The above prices will serve as the end year numbers for reference purposes and show that whilst a lot of the damage to the oil price was done ahead of the fateful Opec meeting in late 2014, 2015 was nothing to write home about. WTI ended the year down $16.23 and Brent fared worse, down $20.05. Indeed in the last few days WTI has been at a premium to Brent whose blushes were spared with a New Year’s Eve rally to nip into the lead.

Oil prices have rallied a little in early 2016 trading, not on fundamentals but as the rift between Saudi Arabia and Iran grows following the execution in the KSA of a prominent Shi’ite Muslim cleric. Elsewhere the White House has ‘delayed plans’ to impose new financial sanctions on Iran but admits to ‘growing tensions’ with Iran over the nuclear deal brokered last year. Whilst the moves so far have been positive to remove sanctions, it is clear that there is no hurry to wave these through and there may be a modicum of relief to the oil market which is expecting something quite soon.

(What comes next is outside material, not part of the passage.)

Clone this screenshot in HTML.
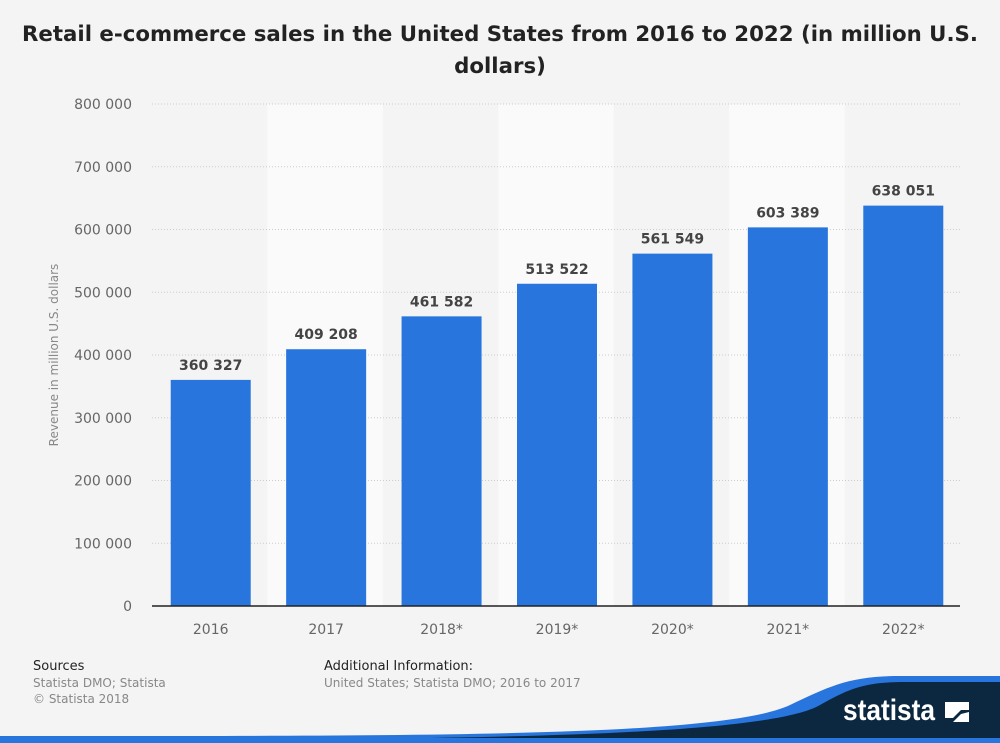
<!DOCTYPE html>
<html><head><meta charset="utf-8"><style>
body{margin:0;width:1000px;height:743px;background:#f4f4f4;font-family:"DejaVu Sans","Liberation Sans",sans-serif;overflow:hidden;position:relative}
.t{position:absolute;left:0;width:1000px;text-align:center;top:19px;font-size:21.3px;font-weight:bold;color:#222;line-height:32px}
.f{position:absolute;font-size:12px;color:#888;line-height:16px}
.f b{font-weight:normal;color:#222;font-size:13px}
</style></head><body>
<div class="t">Retail e-commerce sales in the United States from 2016 to 2022 (in million U.S.<br>dollars)</div>
<svg id="c" width="1000" height="743" style="position:absolute;left:0;top:0"></svg>
<div class="f" style="left:33px;top:658px"><b>Sources</b><br>Statista DMO; Statista<br>© Statista 2018</div>
<div class="f" style="left:324px;top:658px"><b>Additional Information:</b><br>United States; Statista DMO; 2016 to 2017</div>
<svg width="1000" height="743" style="position:absolute;left:0;top:0">
<path d="M0,743 L0,736 C400,736 720,738 790,705 C830,686 850,676 900,676 L1000,676 L1000,743 Z" fill="#2876dd"/>
<path d="M0,743 L0,740 C400,740 760,740 820,705 C850,688 865,682 905,682 L1000,682 L1000,743 Z" fill="#0c2840"/>
<rect x="0" y="738" width="1000" height="5" fill="#2876dd"/>
<text x="843" y="720" font-family="Liberation Sans,sans-serif" font-size="30" font-weight="bold" textLength="92" lengthAdjust="spacingAndGlyphs" fill="#fff">statista</text>
<path d="M945,702 h24 v8 h-8 l-8,8 h-8 z M969,712 v10 h-24 l0,0 h8 l8,-8 z" fill="#fff"/>
</svg>
<script>
const categories=["2016","2017","2018*","2019*","2020*","2021*","2022*"];
const values=[360327,409208,461582,513522,561549,603389,638051];
const ticks=[0,100000,200000,300000,400000,500000,600000,700000,800000];
const svg=document.getElementById('c');const NS='http://www.w3.org/2000/svg';
const x0=152,x1=960,yb=606,yt=104,max=800000;
const bw=(x1-x0)/categories.length;
const y=v=>yb-(v/max)*(yb-yt);
const fmt=v=>String(v).replace(/\B(?=(\d{3})+(?!\d))/g,' ');
function mk(t,a){const e=document.createElementNS(NS,t);for(const k in a)e.setAttribute(k,a[k]);svg.appendChild(e);return e;}
categories.forEach((c,i)=>{if(i%2==1){const r=mk('rect',{x:x0+i*bw,y:yt,width:bw,height:yb-yt,fill:'#fafafa'});

}});
ticks.forEach(t=>{if(t>0){const l=mk('line',{x1:x0,x2:x1,y1:y(t),y2:y(t),stroke:'#ccc','stroke-dasharray':'1,2'});

}
const tx=mk('text',{x:132,y:y(t)+5,'text-anchor':'end','font-size':14,fill:'#666'});tx.textContent=fmt(t);

});
categories.forEach((c,i)=>{const cx=x0+(i+0.5)*bw+1;
const r=mk('rect',{x:cx-40,y:y(values[i]),width:80,height:yb-y(values[i]),fill:'#2876dd'});


const v=mk('text',{x:cx,y:y(values[i])-10,'text-anchor':'middle','font-size':14,'font-weight':'bold',fill:'#444'});v.textContent=fmt(values[i]);


const l=mk('text',{x:cx,y:634,'text-anchor':'middle','font-size':14,fill:'#666'});l.textContent=c;

});
const ax=mk('line',{x1:x0,x2:x1,y1:yb,y2:yb,stroke:'#222','stroke-width':1.5});


const yl=mk('text',{x:0,y:0,transform:'translate(58,355) rotate(-90)','text-anchor':'middle','font-size':12,fill:'#888'});yl.textContent='Revenue in million U.S. dollars';


</script>
</body></html>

On the numbers front there was a flurry of data at the end of last week, EIA inventory stats were poor, a build of 2.6m barrels of crude oil including a new record high at Cushing and gasoline and distillates built as well. The rig count showed a fall of two overall to 698 and oil also fell by two units to 536, hardly a new years gift. Finally Russia announced a new record of its own, producing 10.83m b/d.